French scientists have recently discovered a 30,000-year-old giant virus kept frozen within the frigid landscapes of Siberia. The virus, which is one of four prehistoric microbes to be discovered in the past 15 years, will potentially be reanimated under safe conditions. In doing so, researchers hope to better understand pathogens of the past, a topic especially crucial now as many predict that the effects of climate change may unearth microbes previously thought to be eradicated.

Recording their research in the journal of the Proceedings of the National Academy of Sciences, the French team is calling this virus strain, Mollivirus sibericum, the fourth of its kind discovered since 2003, but the second found by this team.

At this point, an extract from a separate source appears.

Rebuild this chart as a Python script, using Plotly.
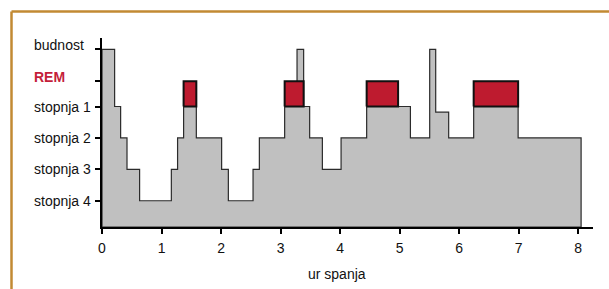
import plotly.graph_objects as go

# ---- data ----
stage_names = ["stopnja 4", "stopnja 3", "stopnja 2", "stopnja 1", "REM", "budnost"]
stage_levels = [1, 2, 3, 4, 4.8, 5.82]

# hypnogram: start time (hours) of each segment and its depth level
seg_start = [0, 0.212, 0.313, 0.42, 0.632, 1.165, 1.27, 1.371, 1.585, 2.01, 2.123,
             2.538, 2.644, 3.069, 3.277, 3.388, 3.489, 3.703, 4.017, 4.447, 5.182,
             5.506, 5.607, 5.825, 6.245, 6.992]
seg_level = [5.82, 4, 3, 2, 1, 2, 3, 4, 3, 2, 1,
             2, 3, 4, 5.82, 4, 3, 2, 3, 4, 3,
             5.82, 3.82, 3, 4, 3]
sleep_end = 8.05

# REM episodes (start, end) in hours
rem_start = [1.371, 3.069, 4.447, 6.245]
rem_end = [1.585, 3.388, 4.975, 6.992]

x_ticks = [0, 1, 2, 3, 4, 5, 6, 7, 8]
x_title = "ur spanja"

# ---- layout constants ----
W, H = 609, 289
ML, MR, MT, MB = 102, 16, 38, 62
PW, PH = W - ML - MR, H - MT - MB
Y_BOTTOM, Y_TOP = 0.165, 6.18
FONT = "Arial, Liberation Sans, sans-serif"

def px_x(p):
    return (p - ML) / PW

def px_y(p):
    return (H - MB - p) / PH

fig = go.Figure()

# gray hypnogram polygon
xs = [0] + seg_start + [sleep_end, 0]
ys = [Y_BOTTOM] + seg_level + [Y_BOTTOM, Y_BOTTOM]
fig.add_trace(go.Scatter(x=xs, y=ys, mode="lines", line_shape="hv",
                         fill="toself", fillcolor="#C0C0C0",
                         line=dict(color="#2b2b2b", width=1.2),
                         hoverinfo="skip", showlegend=False))

# REM boxes
for a, b in zip(rem_start, rem_end):
    fig.add_trace(go.Scatter(x=[a, b, b, a, a], y=[4, 4, 4.8, 4.8, 4],
                             mode="lines", fill="toself", fillcolor="#BE1B2F",
                             line=dict(color="#111111", width=2),
                             hoverinfo="skip", showlegend=False))

# y labels (left aligned)
label_y = {"stopnja 4": 1, "stopnja 3": 2, "stopnja 2": 3, "stopnja 1": 4,
           "REM": 4.95, "budnost": 5.96}
for name in stage_names:
    is_rem = name == "REM"
    fig.add_annotation(x=px_x(32), xref="paper", y=label_y[name], yref="y",
                       text="<b>REM</b>" if is_rem else name, showarrow=False,
                       xanchor="left", yanchor="middle",
                       font=dict(family=FONT, size=14,
                                 color="#C41E3A" if is_rem else "#111111"))

# x-axis title
fig.add_annotation(x=px_x(337), xref="paper", y=px_y(274), yref="paper",
                   text=x_title, showarrow=False, xanchor="center", yanchor="middle",
                   font=dict(family=FONT, size=14, color="#111111"))

# orange border (top and left edges)
border = "#C28A33"
fig.add_shape(type="line", xref="paper", yref="paper",
              x0=px_x(11.5), x1=px_x(640), y0=px_y(11.5), y1=px_y(11.5),
              line=dict(color=border, width=2.5))
fig.add_shape(type="line", xref="paper", yref="paper",
              x0=px_x(11.5), x1=px_x(11.5), y0=px_y(11.5), y1=px_y(320),
              line=dict(color=border, width=2.5))

fig.update_xaxes(range=[0, 8.25], tickvals=x_ticks, ticktext=[str(v) for v in x_ticks],
                 showline=True, linecolor="black", linewidth=2,
                 ticks="outside", ticklen=5, tickwidth=2, tickcolor="black",
                 ticklabelstandoff=2,
                 showgrid=False, zeroline=False,
                 tickfont=dict(family=FONT, size=14, color="#111111"))
fig.update_yaxes(range=[Y_BOTTOM, Y_TOP], tickvals=stage_levels, showticklabels=False,
                 showline=True, linecolor="black", linewidth=2,
                 ticks="outside", ticklen=5, tickwidth=2, tickcolor="black",
                 showgrid=False, zeroline=False)

fig.update_layout(width=W, height=H, margin=dict(l=ML, r=MR, t=MT, b=MB),
                  plot_bgcolor="white", paper_bgcolor="white",
                  font=dict(family=FONT), showlegend=False)

fig.write_html("out.html", config={"displayModeBar": False},
               post_script="document.body.style.margin='0';document.body.style.overflow='hidden';")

According to lead researcher Jean-Michele Claverie, the process of waking the virus will be closely monitored, and first tested to make sure it cannot infect animals or human beings. “A few viral particles that are still infections may be enough, in the presence of a vulnerable host, to revive potentially pathogenic viruses,” Claverie said.

The team is also fascinated to find that Mollivirus sibericum, nicknamed the “soft virus from Siberia,” qualifies as a “giant” virus. To be a “giant” virus, a specimen must be longer than half a micron, or a thousandth of a milliliter, and the newly discovered virus comes in at 0.6 microns.

Having found the prehistoric virus in the permafrost of Northeastern Russia, the researchers are worried the threat to these regions could mean the reappearance of some of history’s most threatening pathogens. According to Aljazeera America, the climate shift is causing Arctic and sub-Arctic regions to melt at twice the normal global average, meaning that any virus strains trapped within the permafrost may just show up again as icecaps reduce in size.

What’s more, industrial ventures also threaten to unveil some of the past’s viruses. The areas where researchers have been finding these giant microbes also happen to be regions where mineral resources, like oil will become increasingly more accessible as the ice melts.

“If we are not careful, and we industrialize these areas without putting safeguards in place, we run the risk of one day waking up viruses such as small pox that we thought were eradicated,” Claverie said.

For their new specimen, Claverie and his colleagues plan to implant the virus into a single-cell amoeba, which will act as a host. The reanimation process will occur within the controlled, safe conditions of a laboratory.

In 2013, Claverie’s team was also successful in reviving another giant virus. The microbe, which they identified as Pithovirus sibericum, was managed in Claverie’s lab at France’s National Centre for Scientific Research (CNRS), and found in the same location as their most recent specimen.

The researchers have also been intrigued to find that these giants are not only larger than common viruses today, but also significantly more genetically complex. For example, Mollivirus sibericum was found to have more than 500 genes, while the Pandoravirus, found in 2003, has 2,500. To put this into perspective, the Influenza A virus, better known as the Spanish flu, has only eight.

And though the most recent viruses discovered in Siberia’s permafrost date back to the Ice Age, research conducted in 2004 have also found more contemporary viruses in frozen environments. Successfully extracting the Spanish flu from the lung tissue of a woman buried in permafrost, U.S. researchers were able to reconstruct the virus’ eight genes. Though relatively unknown today, the Spanish flu caused an epidemic between 1918 and 1919 killing tens of millions of those who contracted it.

With the growing threat of superbugs, it is safe to say that the last thing the world needs is a virulent stream of “giant” viruses. But as to whether or not climate change will free these beasts from pre-human times, we will just have to wait and see.

Study: Legendre M, Claverie JM, Bruley C, et al. In-depth study of Mollivirus sibericum, a new 30,000-y-old giant virus infecting Acanthamoeba. PNAS. 2015.